Website is up, and competition is in process of becoming official.

http://mcopen.weebly.com/index.html

*EDIT 2:*

Competition is now official! ^.^

http://www.worldcubeassociation.org/results/c.php?i=MotorCityOpen2009


----------



## Sa967St (Dec 22, 2008)

I may come, its less than 4 hours away from here


----------



## Bob (Dec 22, 2008)

i've never been to michigan!


----------



## philkt731 (Dec 22, 2008)

yeah sure I'd probably come


----------



## Kit Clement (Dec 22, 2008)

Awesome, how does sometime mid-May sound?


----------



## Thompson (Dec 22, 2008)

Hmm. Maybe I can come. It would be fun.


----------



## philkt731 (Dec 22, 2008)

Mid may is near graduation so it depends on when exactly it is


----------



## JBCM627 (Dec 23, 2008)

I may be able to... 3.5 hour drive from Columbus? Not bad.

Initially I thought it was further, so I checked plane ticket costs... Why are tickets to all these places so expensive? It costs less for me to fly to SFO, which is quite a bit farther.


----------



## Sa967St (Dec 23, 2008)

kippy33 said:


> Awesome, how does sometime mid-May sound?


bad, IB exams!


----------



## Kit Clement (Dec 23, 2008)

Hmm... I'd have the competition later, but I don't want to run along the Indiana competitions, I imagine that would reduce participation in these competitions. I'll wait and see for now, this competition is definitely going to be a ways off.


----------



## Noah (Dec 24, 2008)

I'd be there. I'm just down in the Ypsilanti/Ann Arbor area.


----------



## Jason Baum (Dec 24, 2008)

I'll probably be there, especially if it's in mid May when I'll be home from school. Detroit is only a 5 hour drive from Pittsburgh.


----------



## philkt731 (Dec 24, 2008)

Awesome Jason, this makes up for Indiana then huh?
It should be fun competing against you (except in 3x3 lol, you will destroy me)


----------



## IamWEB (Dec 24, 2008)

I used to live in Michigan, so if it's in June, I'll be visiting and will try to make it there.


----------



## Jason Baum (Dec 25, 2008)

philkt731 said:


> Awesome Jason, this makes up for Indiana then huh?
> It should be fun competing against you (except in 3x3 lol, you will destroy me)
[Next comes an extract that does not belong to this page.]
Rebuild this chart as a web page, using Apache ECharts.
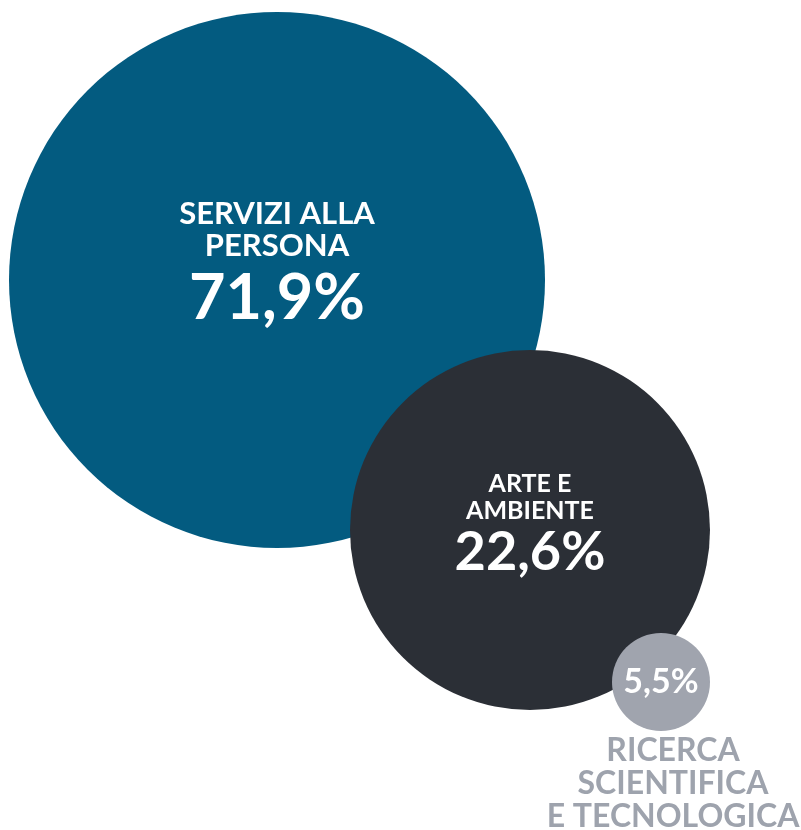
<!DOCTYPE html>
<html>
<head>
<meta charset="utf-8">
<script src="https://cdn.jsdelivr.net/npm/echarts@6/dist/echarts.min.js"></script>
<style>
	html, body { margin: 0; padding: 0; background: #fff; }
	#bubbles { width: 801px; height: 830px; }
</style>
</head>
<body>
<div id="bubbles"></div>
<script>
// data
var categories = ['SERVIZI ALLA\nPERSONA', 'ARTE E\nAMBIENTE', 'RICERCA\nSCIENTIFICA\nE TECNOLOGICA'];
var shares = [71.9, 22.6, 5.5];
// bubble centre and radius, in axis units
var bubbleX = [277, 530, 661];
var bubbleY = [280, 530, 682];
var bubbleR = [268, 180, 49];
var colors = ['#035b80', '#2b2f36', '#a0a4ae'];
var nameInside = [true, true, false];

function pct(v) {
	return v.toFixed(1).replace('.', ',') + '%';
}

var fontName = 'Lato';
var sizes = [
	{ n: 31, nl: 32, p: 63, pl: 74, dy: -13 },
	{ n: 25, nl: 27, p: 54, pl: 58, dy: -4 },
	{ n: 32, nl: 33, p: 34, pl: 36, dy: 0 }
];

var bubbleData = [];
var outsideData = [];
for (var i = 0; i < shares.length; i++) {
	var s = sizes[i];
	var item = {
		name: categories[i],
		value: [bubbleX[i], bubbleY[i], shares[i]],
		symbolSize: bubbleR[i] * 2,
		itemStyle: { color: colors[i], opacity: 1 },
		label: {
			show: true,
			position: 'inside',
			offset: [0, s.dy],
			rich: {
				n: { fontFamily: fontName, fontWeight: 'bold', fontSize: s.n, lineHeight: s.nl, color: '#fff', align: 'center' },
				p: { fontFamily: fontName, fontWeight: 'bold', fontSize: s.p, lineHeight: s.pl, color: '#fff', align: 'center' }
			}
		}
	};
	bubbleData.push(item);
	if (!nameInside[i]) {
		outsideData.push({
			name: categories[i],
			value: [bubbleX[i], bubbleY[i], shares[i]],
			symbolSize: bubbleR[i] * 2,
			label: {
				show: true,
				position: 'bottom',
				distance: 3,
				offset: [12, 0],
				fontFamily: fontName,
				fontWeight: 'bold',
				fontSize: s.n,
				lineHeight: s.nl,
				color: '#9ea3ad',
				align: 'center'
			}
		});
	}
}

var chart = echarts.init(document.getElementById('bubbles'));
var option = {
	animation: false,
	grid: { left: 0, right: 0, top: 0, bottom: 0 },
	xAxis: { type: 'value', min: 0, max: 801, show: false },
	yAxis: { type: 'value', min: 0, max: 830, inverse: true, show: false },
	series: [{
		type: 'scatter',
		data: bubbleData,
		label: {
			formatter: function(params) {
				var i = params.dataIndex;
				var txt = '';
				if (nameInside[i]) {
					txt = categories[i].split('\n').map(function(l) { return '{n|' + l + '}'; }).join('\n') + '\n';
				}
				return txt + '{p|' + pct(shares[i]) + '}';
			}
		}
	}, {
		type: 'scatter',
		data: outsideData,
		itemStyle: { color: 'rgba(0,0,0,0)', opacity: 1 },
		silent: true,
		label: {
			formatter: function(params) {
				return params.name;
			}
		}
	}]
};
chart.setOption(option);
</script>
</body>
</html>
Heh, don't be so sure, I'm awful in competition. It should be fun though, we're pretty close in quite a few events!


----------



## Carson (Dec 25, 2008)

That would be a fairly long haul for me considering that I am in southern kentucky (almost in tennessee) but assuming I could get off from work, there would be a decent chance that I could make it.


----------



## Kit Clement (Dec 25, 2008)

Maybe a good day to do it on would be the Sunday before Memorial Day, it would give people a day to travel if need be on Saturday, and probably be a relatively free day for most people.


----------



## Bob (Dec 25, 2008)

That of course eliminates all (most) of the east coast competitors since it is the same weekend as Captain's Cove...though I might be willing to do 2 competitions in a weekend.


----------



## Kit Clement (Dec 25, 2008)

Aaaah, that may be a problem.

Maybe I should stop uttering random dates that may work, and see what days I can get for venues. >.>


----------



## Bob (Dec 25, 2008)

kippy33 said:


> Aaaah, that may be a problem.
> 
> Maybe I should stop uttering random dates that may work, and see what days I can get for venues. >.>


----------



## slncuber21 (Jan 25, 2009)

hey i *might* be able to come if i can convince my parents to go 5 and a half hours =]
have you figured out a date yet? and a venue?

OH! brain blast! lmao 
by mid may i will have my permit so i can get some of my 50 hrs of driving in... hmm excellent idea!!


----------



## Sa967St (Jan 25, 2009)

slncuber21 said:


> hey i *might* be able to come if i can convince my parents to go 5 and a half hours =]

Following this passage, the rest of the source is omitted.